I think this link between social media, news consumption and well-being is key.
In their experiment, Allcott and coauthors found that quitting Facebook did not lead people to use alternative online or offline news sources; so those in the treatment group reported spending less time consuming news overall. This tells us that the effect of social media on well-being is not only relatively small, but also likely mediated by the specific types of content and information that people are exposed to.14
The fact that news consumption via social media might be an important factor affecting well-being is not surprising if we consider that news are typically biased towards negative content, and there is empirical research suggesting people are triggered, at a physiological level, when exposed to negative news content.15
Building and reinforcing a scary overarching narrative around “the terrible negative effects of social media on well-being” is unhelpful because this fails to recognise that social media is a large and evolving ecosystem where billions of people interact and consume information in many different ways.
The first takeaway is that the association between social media and well-being is complex and reciprocal, which means that simple correlations can be misleading. A careful analysis of survey data reveals that, yes, there is a correlation between social media and well-being; but the relationship works both ways.

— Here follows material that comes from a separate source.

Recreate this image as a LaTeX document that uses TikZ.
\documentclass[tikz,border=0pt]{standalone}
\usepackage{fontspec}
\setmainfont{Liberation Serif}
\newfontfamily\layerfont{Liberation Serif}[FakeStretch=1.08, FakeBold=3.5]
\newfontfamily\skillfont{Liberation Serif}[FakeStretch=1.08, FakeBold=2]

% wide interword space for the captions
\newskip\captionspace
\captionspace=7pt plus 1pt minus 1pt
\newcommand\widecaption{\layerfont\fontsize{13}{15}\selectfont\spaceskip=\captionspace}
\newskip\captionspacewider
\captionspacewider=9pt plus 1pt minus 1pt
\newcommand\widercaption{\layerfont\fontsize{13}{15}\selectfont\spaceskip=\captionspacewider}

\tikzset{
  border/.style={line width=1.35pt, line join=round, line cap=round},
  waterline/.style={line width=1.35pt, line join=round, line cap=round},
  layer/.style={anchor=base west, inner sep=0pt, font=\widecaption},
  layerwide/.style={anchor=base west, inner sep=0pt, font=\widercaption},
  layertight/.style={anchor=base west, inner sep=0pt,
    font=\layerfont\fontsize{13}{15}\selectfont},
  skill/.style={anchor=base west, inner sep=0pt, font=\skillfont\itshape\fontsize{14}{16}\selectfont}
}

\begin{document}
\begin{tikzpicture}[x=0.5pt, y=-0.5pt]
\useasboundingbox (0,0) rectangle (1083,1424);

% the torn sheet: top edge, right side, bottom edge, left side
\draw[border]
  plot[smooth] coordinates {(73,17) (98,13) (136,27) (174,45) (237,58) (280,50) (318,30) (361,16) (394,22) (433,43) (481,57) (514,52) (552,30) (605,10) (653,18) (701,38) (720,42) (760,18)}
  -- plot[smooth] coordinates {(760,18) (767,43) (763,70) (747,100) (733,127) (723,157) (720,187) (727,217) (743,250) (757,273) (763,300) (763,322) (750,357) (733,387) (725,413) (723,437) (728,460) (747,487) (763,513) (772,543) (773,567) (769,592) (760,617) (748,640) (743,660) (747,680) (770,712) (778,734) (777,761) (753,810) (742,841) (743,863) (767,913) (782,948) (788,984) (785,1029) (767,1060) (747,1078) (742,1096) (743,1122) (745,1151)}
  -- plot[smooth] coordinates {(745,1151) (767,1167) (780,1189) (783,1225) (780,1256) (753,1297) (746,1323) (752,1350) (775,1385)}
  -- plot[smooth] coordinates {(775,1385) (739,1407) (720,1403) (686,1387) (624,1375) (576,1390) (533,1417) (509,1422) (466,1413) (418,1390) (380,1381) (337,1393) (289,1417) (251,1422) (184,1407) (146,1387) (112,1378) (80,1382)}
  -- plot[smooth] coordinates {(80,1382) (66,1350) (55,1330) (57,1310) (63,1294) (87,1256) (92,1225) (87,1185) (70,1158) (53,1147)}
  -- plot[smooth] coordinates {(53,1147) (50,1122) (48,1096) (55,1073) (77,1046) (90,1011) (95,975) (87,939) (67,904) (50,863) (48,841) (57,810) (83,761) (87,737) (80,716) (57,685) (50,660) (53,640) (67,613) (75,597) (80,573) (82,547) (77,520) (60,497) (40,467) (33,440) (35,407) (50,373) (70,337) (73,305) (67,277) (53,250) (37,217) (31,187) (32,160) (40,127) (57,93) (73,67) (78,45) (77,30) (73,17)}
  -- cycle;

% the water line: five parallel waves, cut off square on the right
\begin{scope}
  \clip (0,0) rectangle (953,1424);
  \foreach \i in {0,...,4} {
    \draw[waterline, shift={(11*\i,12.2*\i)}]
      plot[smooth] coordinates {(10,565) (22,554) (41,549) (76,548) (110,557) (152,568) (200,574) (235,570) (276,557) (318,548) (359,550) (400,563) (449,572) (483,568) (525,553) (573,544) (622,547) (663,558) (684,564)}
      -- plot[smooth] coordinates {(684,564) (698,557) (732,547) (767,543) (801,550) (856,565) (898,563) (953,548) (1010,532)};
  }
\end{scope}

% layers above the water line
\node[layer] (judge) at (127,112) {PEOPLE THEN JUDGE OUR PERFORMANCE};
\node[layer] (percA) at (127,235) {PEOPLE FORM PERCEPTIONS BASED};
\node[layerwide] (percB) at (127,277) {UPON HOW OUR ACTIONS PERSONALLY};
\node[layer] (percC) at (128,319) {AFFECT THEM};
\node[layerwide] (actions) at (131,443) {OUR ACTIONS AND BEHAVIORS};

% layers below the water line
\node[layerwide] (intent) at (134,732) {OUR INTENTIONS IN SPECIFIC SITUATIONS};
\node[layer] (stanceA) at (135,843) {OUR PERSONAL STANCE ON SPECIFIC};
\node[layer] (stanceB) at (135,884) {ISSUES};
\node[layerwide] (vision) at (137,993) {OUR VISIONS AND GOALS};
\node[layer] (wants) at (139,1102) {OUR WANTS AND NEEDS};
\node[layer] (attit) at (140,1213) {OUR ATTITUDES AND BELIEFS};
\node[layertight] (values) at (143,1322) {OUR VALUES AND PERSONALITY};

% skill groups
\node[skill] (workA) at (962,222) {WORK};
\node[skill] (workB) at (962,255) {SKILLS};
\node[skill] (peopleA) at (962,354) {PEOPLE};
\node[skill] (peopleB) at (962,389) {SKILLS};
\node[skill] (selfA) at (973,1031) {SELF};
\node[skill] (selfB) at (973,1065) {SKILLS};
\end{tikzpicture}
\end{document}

This becomes clear from the longitudinal studies: Higher use of social media predicts decreases in life satisfaction; and decreasing life satisfaction also predicts subsequent increases in social media use.

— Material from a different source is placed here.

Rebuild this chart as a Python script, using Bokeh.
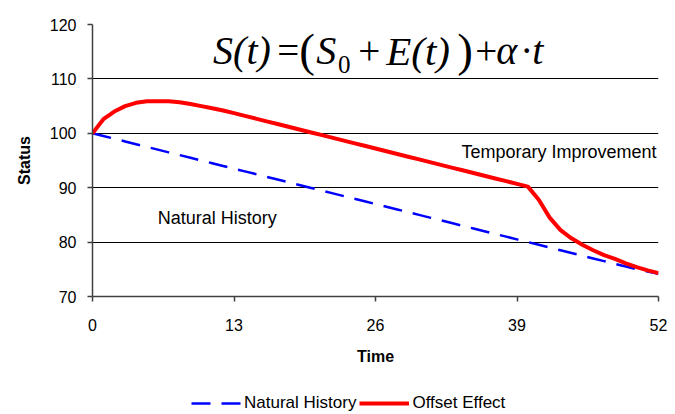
from bokeh.plotting import figure
from bokeh.layouts import column
from bokeh.models import Range1d, FixedTicker, Label, Legend, LegendItem
from bokeh.embed import file_html
from bokeh.resources import INLINE

# ---- data ----
weeks = list(range(53))
natural_history = [100.0, 99.5, 99.0, 98.5, 98.0, 97.5, 97.0, 96.5, 96.0, 95.5,
                   95.0, 94.5, 94.0, 93.5, 93.0, 92.5, 92.0, 91.5, 91.0, 90.5,
                   90.0, 89.5, 89.0, 88.5, 88.0, 87.5, 87.0, 86.5, 86.0, 85.5,
                   85.0, 84.5, 84.0, 83.5, 83.0, 82.5, 82.0, 81.5, 81.0, 80.5,
                   80.0, 79.5, 79.0, 78.5, 78.0, 77.5, 77.0, 76.5, 76.0, 75.5,
                   75.0, 74.6, 74.2]
offset_effect = [100.0, 102.6, 104.0, 105.0, 105.6, 105.9, 105.9, 105.9, 105.7, 105.4,
                 105.0, 104.6, 104.2, 103.7, 103.2, 102.7, 102.2, 101.7, 101.2, 100.7,
                 100.2, 99.7, 99.2, 98.7, 98.2, 97.7, 97.2, 96.7, 96.2, 95.7,
                 95.2, 94.7, 94.2, 93.7, 93.2, 92.7, 92.2, 91.7, 91.2, 90.7,
                 90.2, 87.8, 84.5, 82.2, 80.7, 79.5, 78.5, 77.6, 76.9, 76.1,
                 75.4, 74.8, 74.3]
x_ticks = [0, 13, 26, 39, 52]
y_ticks = [70, 80, 90, 100, 110, 120]
series_names = ["Natural History", "Offset Effect"]

SANS = "Liberation Sans"
SERIF = "Liberation Serif"
BLUE = "#0000ff"
RED = "#ff0000"
BLUE_DASH = "19 11"

p = figure(width=675, height=384, output_backend="svg", toolbar_location=None,
           x_range=Range1d(0, 52), y_range=Range1d(70, 120),
           min_border_left=92, min_border_right=17, min_border_top=24, min_border_bottom=88)
p.outline_line_color = None
p.background_fill_color = "white"

# axes
for ax in (p.xaxis[0], p.yaxis[0]):
    ax.axis_line_color = "#404040"
    ax.axis_line_width = 1.5
    ax.major_tick_line_color = "#404040"
    ax.major_tick_line_width = 1.5
    ax.major_tick_out = 5
    ax.major_tick_in = 0
    ax.minor_tick_line_color = None
    ax.major_label_text_font = SANS
    ax.major_label_text_font_size = "16px"
    ax.major_label_text_color = "black"
    ax.axis_label_text_font = SANS
    ax.axis_label_text_font_size = "16px"
    ax.axis_label_text_font_style = "bold"
    ax.axis_label_text_color = "black"

p.xaxis.ticker = FixedTicker(ticks=x_ticks)
p.yaxis.ticker = FixedTicker(ticks=y_ticks)
p.xaxis.axis_label = "Time"
p.yaxis.axis_label = "Status"
p.xaxis.major_label_standoff = 17
p.xaxis.axis_label_standoff = 14
p.yaxis.major_label_standoff = 11
p.yaxis.axis_label_standoff = 14

p.xgrid.grid_line_color = None
p.ygrid.grid_line_color = "black"
p.ygrid.grid_line_width = 1

# series
p.line(weeks, natural_history, line_color=BLUE, line_width=2.5, line_dash=BLUE_DASH)
p.line(weeks, offset_effect, line_color=RED, line_width=4)

# in-plot annotations
p.add_layout(Label(x=6.0, y=84.35, text="Natural History", text_font=SANS,
                   text_font_size="18px", text_baseline="middle", text_color="black"))
p.add_layout(Label(x=33.9, y=96.55, text="Temporary Improvement", text_font=SANS,
                   text_font_size="18px", text_baseline="middle", text_color="black"))

# formula S(t) = (S0 + E(t)) + alpha . t
mid_v = 115.15
par_v = 115.4
pieces = [
    (11.08, mid_v, "S(t)", "40px", "italic"),
    (16.97, mid_v, "=", "39px", "normal"),
    (18.99, par_v, "(", "47px", "normal"),
    (20.55, mid_v, "S", "40px", "italic"),
    (22.55, 112.6, "0", "25px", "normal"),
    (24.41, mid_v, "+", "39px", "normal"),
    (26.99, mid_v, "E(t)", "41px", "italic"),
    (33.52, par_v, ")", "47px", "normal"),
    (35.17, mid_v, "+", "39px", "normal"),
    (37.10, mid_v, "α", "40px", "italic"),
    (39.31, mid_v, "·", "39px", "normal"),
    (40.41, mid_v, "t", "40px", "italic"),
]
for x, y, t, size, style in pieces:
    p.add_layout(Label(x=x, y=y, text=t, text_font=SERIF, text_font_size=size,
                       text_font_style=style, text_baseline="middle", text_color="black"))

# legend strip below the chart (hidden copies of the series supply the key styles)
lg = figure(width=675, height=30, output_backend="svg", toolbar_location=None,
            x_axis_type=None, y_axis_type=None,
            x_range=Range1d(0, 52), y_range=Range1d(70, 120),
            min_border_left=0, min_border_right=0, min_border_top=0, min_border_bottom=0)
lg.outline_line_color = None
lg.xgrid.grid_line_color = None
lg.ygrid.grid_line_color = None
k_nat = lg.line(weeks, natural_history, line_color=BLUE, line_width=2.5,
                line_dash=BLUE_DASH, visible=False)
k_off = lg.line(weeks, offset_effect, line_color=RED, line_width=4, visible=False)
legend = Legend(items=[LegendItem(label=series_names[0], renderers=[k_nat]),
                       LegendItem(label=series_names[1], renderers=[k_off])],
                location=(99, 1), orientation="horizontal",
                glyph_width=50, glyph_height=20, label_height=20,
                label_standoff=3, spacing=3, padding=0, margin=0,
                label_text_font=SANS, label_text_font_size="17px",
                label_text_color="black",
                border_line_color=None, background_fill_alpha=0)
lg.add_layout(legend, "center")

open("out.html", "w").write(file_html(column(p, lg, spacing=0), INLINE))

The second takeaway is that the causal effect of social media on well-being is likely small for the average person. The best empirical evidence suggests the impact is much smaller than many news stories suggest and most people believe.
There is much to be learned about how to make better use of these digital platforms, and there is an important discussion to be had about the opportunity costs of spending a large fraction of our time online. But for this we need to look beyond the sweeping newspaper headlines.
We need research with more granular data to unpack diverse use patterns, to understand the different effects that certain types of content have on specific population groups. Time alone is a poor metric to gauge effects. As Andrew Przybylski put it: nobody would argue we should study the causes of obesity by investigating ‘food time’.
Going forward, the conversation in policy and the news should be much more about strategies to promote positive content and interactions, than about one-size-fits-all restrictions on social media ‘screen time’.